Reagan tenía una visión estratégica. Nos explicó cómo la mayoría de nuestros problemas eran problemas creados o exacerbados por el Gobierno, no problemas que pudiera resolver el Gobierno. «El Gobierno es como un bebé», decía. «Apetito infinito y ninguna responsabilidad». Sólo el Gobierno puede provocar la inflación, mantener los monopolios o castigar la iniciativa privada. Pero también son los líderes políticos los que promueven el sentir ciudadano. Si hablamos en términos culturales, podemos hablar de la España de Cervantes, pero si lo hacemos en términos generales tendremos que hablar de la España de Felipe II. Lejos de reinar 42 años como aquel Rey de las Españas, Reagan gobernó sólo ocho.

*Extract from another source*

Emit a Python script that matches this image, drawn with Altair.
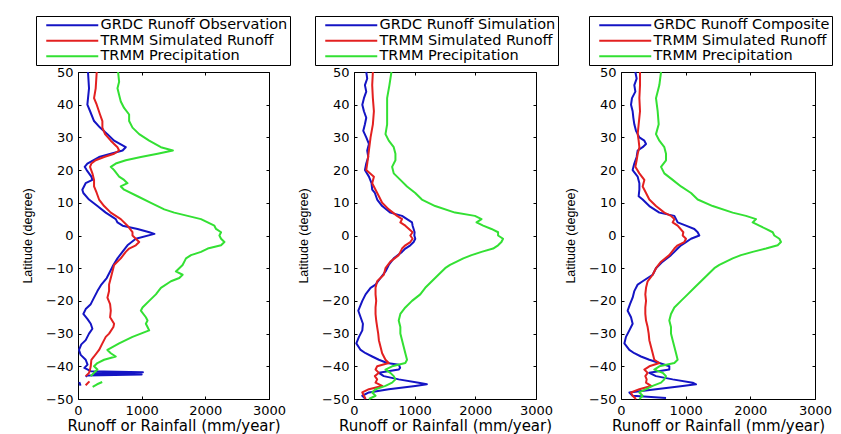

Pero, como Felipe II cuatro siglos antes, Reagan marcó una era del mundo: puso en valor las libertades ciudadanas, frente a la tiranía y ante gobiernos democráticos.
Y así, igual que en el funeral de Harold Abrahams en «Carros de fuego», el día que dejó la Casa Blanca Ronald Reagan pudo reivindicar su mandato como un empeño conjunto con el pueblo norteamericano para preservar Estados Unidos como «la ciudad iluminada sobre una colina». Aquel día, en el momento de la despedida, afirmó: «Amigos, lo hicimos. No sólo estábamos ganando tiempo. Creamos una diferencia. Hicimos a la ciudad más fuerte. Hicimos a la ciudad más libre. Y la dejamos en buenas manos. En resumen, no está mal. No está nada mal. Así pues: adiós». Adiós, pero sigue presente a los 100 años de nacer.